▸ **WHAT IS BEING ASKED**
Leave out the pictures, then output the lines of the records below from the first through the one containing "l.textContent=v;".

(Plotting code records)
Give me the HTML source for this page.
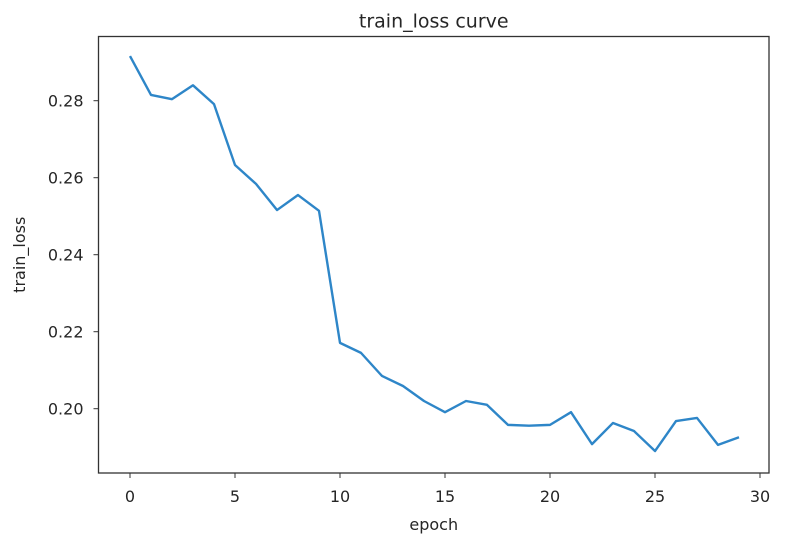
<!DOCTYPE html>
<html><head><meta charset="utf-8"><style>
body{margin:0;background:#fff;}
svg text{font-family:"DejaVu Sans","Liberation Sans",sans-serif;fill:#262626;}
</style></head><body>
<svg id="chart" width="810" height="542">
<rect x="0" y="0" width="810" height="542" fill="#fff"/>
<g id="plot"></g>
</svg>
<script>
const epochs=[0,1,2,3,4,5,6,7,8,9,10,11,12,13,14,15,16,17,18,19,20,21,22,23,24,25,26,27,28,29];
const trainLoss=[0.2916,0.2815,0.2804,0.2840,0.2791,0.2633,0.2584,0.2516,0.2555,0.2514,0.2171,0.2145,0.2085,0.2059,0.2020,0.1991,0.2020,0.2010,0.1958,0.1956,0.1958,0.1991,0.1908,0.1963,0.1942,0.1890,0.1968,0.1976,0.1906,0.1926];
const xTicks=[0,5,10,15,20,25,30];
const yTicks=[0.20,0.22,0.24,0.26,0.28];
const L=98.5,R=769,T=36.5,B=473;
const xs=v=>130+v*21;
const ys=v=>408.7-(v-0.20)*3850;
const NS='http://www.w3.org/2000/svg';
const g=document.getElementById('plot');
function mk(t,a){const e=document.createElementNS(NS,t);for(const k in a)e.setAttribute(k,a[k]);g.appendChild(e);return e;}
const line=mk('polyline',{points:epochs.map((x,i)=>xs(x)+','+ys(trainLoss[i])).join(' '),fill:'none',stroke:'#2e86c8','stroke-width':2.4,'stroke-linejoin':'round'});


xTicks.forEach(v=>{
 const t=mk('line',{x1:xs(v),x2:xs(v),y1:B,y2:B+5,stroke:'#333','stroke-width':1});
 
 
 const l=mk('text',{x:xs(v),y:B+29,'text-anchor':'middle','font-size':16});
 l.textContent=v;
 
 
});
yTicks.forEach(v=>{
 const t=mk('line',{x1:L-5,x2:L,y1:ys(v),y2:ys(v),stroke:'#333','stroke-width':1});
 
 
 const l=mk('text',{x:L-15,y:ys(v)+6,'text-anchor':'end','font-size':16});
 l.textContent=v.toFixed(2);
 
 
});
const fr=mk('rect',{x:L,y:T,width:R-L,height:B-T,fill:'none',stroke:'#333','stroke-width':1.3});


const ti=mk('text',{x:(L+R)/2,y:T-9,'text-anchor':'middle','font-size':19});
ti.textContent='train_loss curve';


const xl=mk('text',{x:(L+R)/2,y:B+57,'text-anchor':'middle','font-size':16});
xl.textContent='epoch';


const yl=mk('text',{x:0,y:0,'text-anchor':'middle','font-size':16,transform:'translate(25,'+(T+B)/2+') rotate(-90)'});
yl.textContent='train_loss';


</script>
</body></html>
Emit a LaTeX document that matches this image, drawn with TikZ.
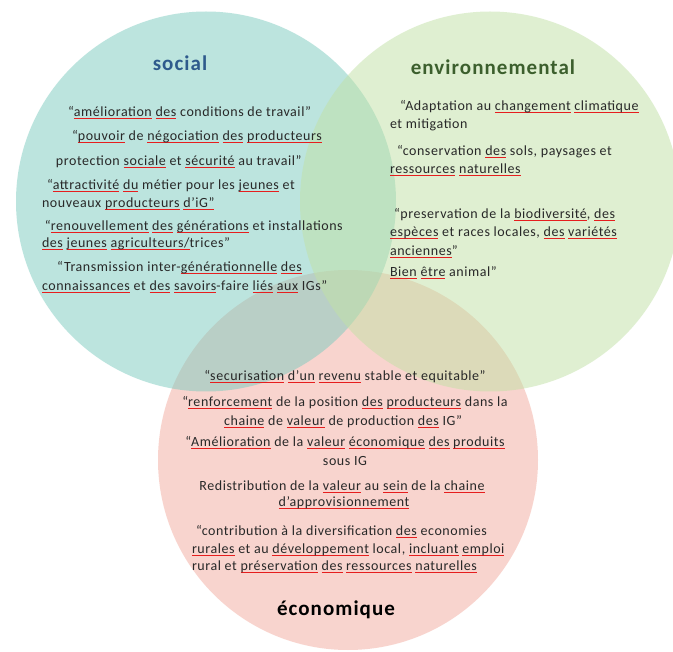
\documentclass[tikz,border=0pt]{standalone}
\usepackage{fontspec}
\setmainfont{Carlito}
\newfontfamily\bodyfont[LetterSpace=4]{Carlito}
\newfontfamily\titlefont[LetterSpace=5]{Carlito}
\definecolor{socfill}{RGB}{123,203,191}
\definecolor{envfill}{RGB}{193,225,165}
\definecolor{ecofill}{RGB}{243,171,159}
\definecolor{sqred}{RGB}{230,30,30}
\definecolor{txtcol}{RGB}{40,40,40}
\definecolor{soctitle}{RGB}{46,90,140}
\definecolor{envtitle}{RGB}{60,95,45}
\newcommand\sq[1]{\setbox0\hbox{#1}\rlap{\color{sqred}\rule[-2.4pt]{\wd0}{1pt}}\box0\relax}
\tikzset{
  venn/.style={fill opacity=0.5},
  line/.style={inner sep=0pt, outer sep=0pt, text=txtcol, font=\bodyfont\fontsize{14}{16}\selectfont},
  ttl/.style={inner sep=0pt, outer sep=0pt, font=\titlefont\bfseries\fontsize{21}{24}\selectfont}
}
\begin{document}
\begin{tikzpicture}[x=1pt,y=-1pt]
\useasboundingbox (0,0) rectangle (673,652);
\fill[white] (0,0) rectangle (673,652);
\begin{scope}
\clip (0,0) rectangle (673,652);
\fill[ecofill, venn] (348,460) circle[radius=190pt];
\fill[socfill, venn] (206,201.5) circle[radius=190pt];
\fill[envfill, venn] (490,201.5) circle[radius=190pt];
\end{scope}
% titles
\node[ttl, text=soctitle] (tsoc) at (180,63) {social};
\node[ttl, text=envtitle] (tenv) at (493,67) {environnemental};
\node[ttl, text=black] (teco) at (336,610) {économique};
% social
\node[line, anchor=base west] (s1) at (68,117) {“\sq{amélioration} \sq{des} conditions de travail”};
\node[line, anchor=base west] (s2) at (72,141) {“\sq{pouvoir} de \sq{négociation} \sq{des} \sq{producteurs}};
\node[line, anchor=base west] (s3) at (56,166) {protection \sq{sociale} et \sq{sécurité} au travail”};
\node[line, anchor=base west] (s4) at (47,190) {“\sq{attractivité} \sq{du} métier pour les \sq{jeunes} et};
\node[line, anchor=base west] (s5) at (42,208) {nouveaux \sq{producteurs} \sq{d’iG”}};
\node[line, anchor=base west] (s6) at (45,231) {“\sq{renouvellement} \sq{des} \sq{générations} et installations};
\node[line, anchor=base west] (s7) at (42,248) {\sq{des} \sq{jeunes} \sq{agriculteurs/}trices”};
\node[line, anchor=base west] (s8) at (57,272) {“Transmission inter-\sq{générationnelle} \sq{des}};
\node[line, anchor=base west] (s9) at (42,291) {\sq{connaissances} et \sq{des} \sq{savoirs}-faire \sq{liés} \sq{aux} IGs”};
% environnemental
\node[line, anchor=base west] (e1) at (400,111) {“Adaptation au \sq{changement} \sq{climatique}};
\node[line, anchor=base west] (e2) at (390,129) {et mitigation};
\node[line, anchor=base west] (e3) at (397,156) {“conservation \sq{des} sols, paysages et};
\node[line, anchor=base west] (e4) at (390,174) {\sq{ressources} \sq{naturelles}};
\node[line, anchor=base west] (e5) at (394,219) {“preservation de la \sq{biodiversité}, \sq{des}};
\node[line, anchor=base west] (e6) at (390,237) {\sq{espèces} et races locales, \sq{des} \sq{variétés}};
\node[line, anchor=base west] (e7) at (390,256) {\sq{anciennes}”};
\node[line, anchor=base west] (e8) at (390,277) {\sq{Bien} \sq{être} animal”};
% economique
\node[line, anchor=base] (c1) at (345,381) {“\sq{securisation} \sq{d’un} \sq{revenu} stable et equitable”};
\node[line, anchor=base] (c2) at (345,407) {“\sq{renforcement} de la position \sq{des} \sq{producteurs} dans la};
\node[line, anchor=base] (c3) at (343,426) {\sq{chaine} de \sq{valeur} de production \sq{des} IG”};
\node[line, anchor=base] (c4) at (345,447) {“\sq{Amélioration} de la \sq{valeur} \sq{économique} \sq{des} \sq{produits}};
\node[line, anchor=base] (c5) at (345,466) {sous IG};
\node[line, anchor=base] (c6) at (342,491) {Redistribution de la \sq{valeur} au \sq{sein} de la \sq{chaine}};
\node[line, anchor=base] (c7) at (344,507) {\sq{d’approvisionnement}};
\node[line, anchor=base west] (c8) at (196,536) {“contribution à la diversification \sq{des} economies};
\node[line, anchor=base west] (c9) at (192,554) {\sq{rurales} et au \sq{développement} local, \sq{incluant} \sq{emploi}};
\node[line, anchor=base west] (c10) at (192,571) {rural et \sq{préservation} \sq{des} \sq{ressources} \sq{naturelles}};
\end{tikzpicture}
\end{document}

▸ **SOLUTION BELOW**
Give me the HTML source for this page.
<!DOCTYPE html>
<html><head><meta charset="utf-8"><style>
body{margin:0;background:#fff;}
svg text{font-family:"DejaVu Sans","Liberation Sans",sans-serif;fill:#262626;}
</style></head><body>
<svg id="chart" width="810" height="542">
<rect x="0" y="0" width="810" height="542" fill="#fff"/>
<g id="plot"></g>
</svg>
<script>
const epochs=[0,1,2,3,4,5,6,7,8,9,10,11,12,13,14,15,16,17,18,19,20,21,22,23,24,25,26,27,28,29];
const trainLoss=[0.2916,0.2815,0.2804,0.2840,0.2791,0.2633,0.2584,0.2516,0.2555,0.2514,0.2171,0.2145,0.2085,0.2059,0.2020,0.1991,0.2020,0.2010,0.1958,0.1956,0.1958,0.1991,0.1908,0.1963,0.1942,0.1890,0.1968,0.1976,0.1906,0.1926];
const xTicks=[0,5,10,15,20,25,30];
const yTicks=[0.20,0.22,0.24,0.26,0.28];
const L=98.5,R=769,T=36.5,B=473;
const xs=v=>130+v*21;
const ys=v=>408.7-(v-0.20)*3850;
const NS='http://www.w3.org/2000/svg';
const g=document.getElementById('plot');
function mk(t,a){const e=document.createElementNS(NS,t);for(const k in a)e.setAttribute(k,a[k]);g.appendChild(e);return e;}
const line=mk('polyline',{points:epochs.map((x,i)=>xs(x)+','+ys(trainLoss[i])).join(' '),fill:'none',stroke:'#2e86c8','stroke-width':2.4,'stroke-linejoin':'round'});


xTicks.forEach(v=>{
 const t=mk('line',{x1:xs(v),x2:xs(v),y1:B,y2:B+5,stroke:'#333','stroke-width':1});
 
 
 const l=mk('text',{x:xs(v),y:B+29,'text-anchor':'middle','font-size':16});
 l.textContent=v;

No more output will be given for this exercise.